By Katharine Q. Seelye
The New York Times
Sept. 26, 2009
The requirement that everyone buy health insurance moved a step closer to reality last week — and possibly a step closer to being challenged in court.
Conservatives and libertarians, mostly, have been advancing the theory lately that the individual mandate, in which the government would compel everyone to buy insurance or pay a penalty, is unconstitutional.
“I think an individual mandate will pass, and I think it’s going to be very vulnerable because it exceeds Congress’s constitutional authority,” said David Rivkin, a lawyer who served in the Justice Department under Presidents Ronald Reagan and George H.W. Bush. Mr. Rivkin spelled out his argument in a recent op-ed article in The Wall Street Journal that he co-wrote.
“If you say the government can mandate your behavior as far as this type of insurance goes,” he said, “there will be nothing the government can’t do. They can control every single way in which you dispose of your income.”
But while Mark A. Hall, a professor of law and public health at Wake Forest University, agrees that the matter could end up in court, he says that a legal challenge is “extremely unlikely to succeed.” The power to impose such a mandate is firmly rooted in the Constitution, Mr. Hall said.
Existing case law provides lots of guidance, but “there is not a Supreme Court decision directly on point because this is unprecedented,” said Mr. Hall, who recently expounded his theory on a Seton Hall University Law School blog.
“Other than serving in the military through the draft or paying your taxes,” he said, “it’s hard to think of anything else that the federal government requires you to do just because you’re a citizen.”
Question of Commerce
Both Mr. Hall and Mr. Rivkin point to the commerce clause of the Constitution to support their views.
Mr. Rivkin says a mandate to buy health insurance goes beyond the scope of that clause because Congress cannot regulate activity that is not economic. But Mr.

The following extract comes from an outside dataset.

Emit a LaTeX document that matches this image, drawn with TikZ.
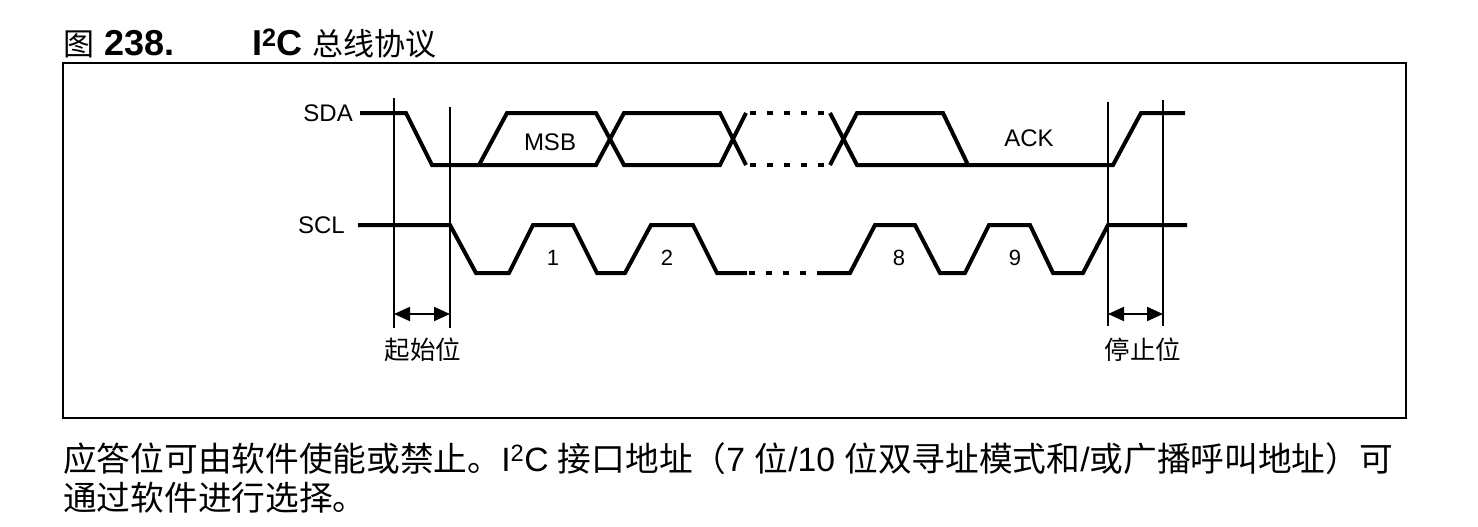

Hall says it clearly falls under the definition of economic activity.
All five committees in the Democratic-led Congress that have taken up a health care plan this year have supported an individual mandate, with the Senate Finance Committee upholding the idea last week. The bills grant exceptions for a variety of reasons, including religious objections and financial hardship; they also exempt American Indians.
Through the nation’s history, the federal government has imposed its will in various ways, of course, whether through military drafts, the advent of the federal income tax or the requirement that working people contribute part of their earnings to Social Security.
Still, a health insurance mandate would be in many ways new for the United States. In 1994, during the debate over the Clinton health care plan, the Congressional Budget Office described an individual mandate as “an unprecedented form of federal action.”
“The government has never required people to buy any good or service as a condition of lawful residence in the United States,” the budget office wrote. “An individual mandate has two features that, in combination, make it unique. First, it would impose a duty on individuals as members of society. Second, it would require people to purchase a specific service that would have to be heavily regulated by the federal government.”
Shifting Views
Those favoring an overhaul of the health care system say that requiring everyone to carry insurance is essential to making insurance affordable, chiefly by broadening the risk pool to include those who are young and healthy and go without insurance now.
The insurance lobby would not support overhauling the system without the individual mandate. President Obama supports it too, although during the presidential campaign last year he supported a mandate for children only.
Objections have been picking up steam since Mr. Rivkin and others began writing op-ed articles against the idea this summer. And some Republicans, like Senator Charles E. Grassley of Iowa, who supported the idea earlier this year, now oppose it. Opponents say that compelling people to spend part of their income on something they may not want is an unwarranted intrusion by government.
Still others have questioned how the mandate would work and suggested that a government-run insurance plan, including a single-payer system, or a system of tax subsidies could be “more efficient in containing costs and avoid the slippery slope of unconstitutional mandates.”
The Congressional Research Service recently grappled with the legal underpinnings of an individual mandate and concluded that Congress “may have” the power to enact a mandate “as part of its taxing and spending power or its power to regulate interstate commerce.”
Still, it sees potential pitfalls, noting: “Whether such a requirement would be constitutional under the commerce clause is perhaps the most challenging question posed by such a proposal, as it is a novel issue whether Congress may use this clause to require an individual to purchase a good or service.”
If the individual mandate were found to be unconstitutional, the health care overhaul as it is now structured by many committees in Congress would almost certainly collapse.
1 comment:
So I read this in the OWH yesterday. I was intrigued by it as soon as I saw the source. It seems as though I hear every day about how we should discount everything that comes from the New York Times. I thought this particular article treated the situation relatively fairly. Both sides were presented, allowing the reader to determine for him/herself what is right or wrong.
When I saw it I really considered brining it to class, but decided it would be interesting to see if you/Mr. Keller brought it up first. If this requirement can pass as interstate commerce, it will open up the door to absolutely anything. Meaning more of anything than now. I anxiously await the results... P.S. I heard today about the death of the government-run portion of one of the health care bills in committee today (Republicans AND Democrats stood against it.)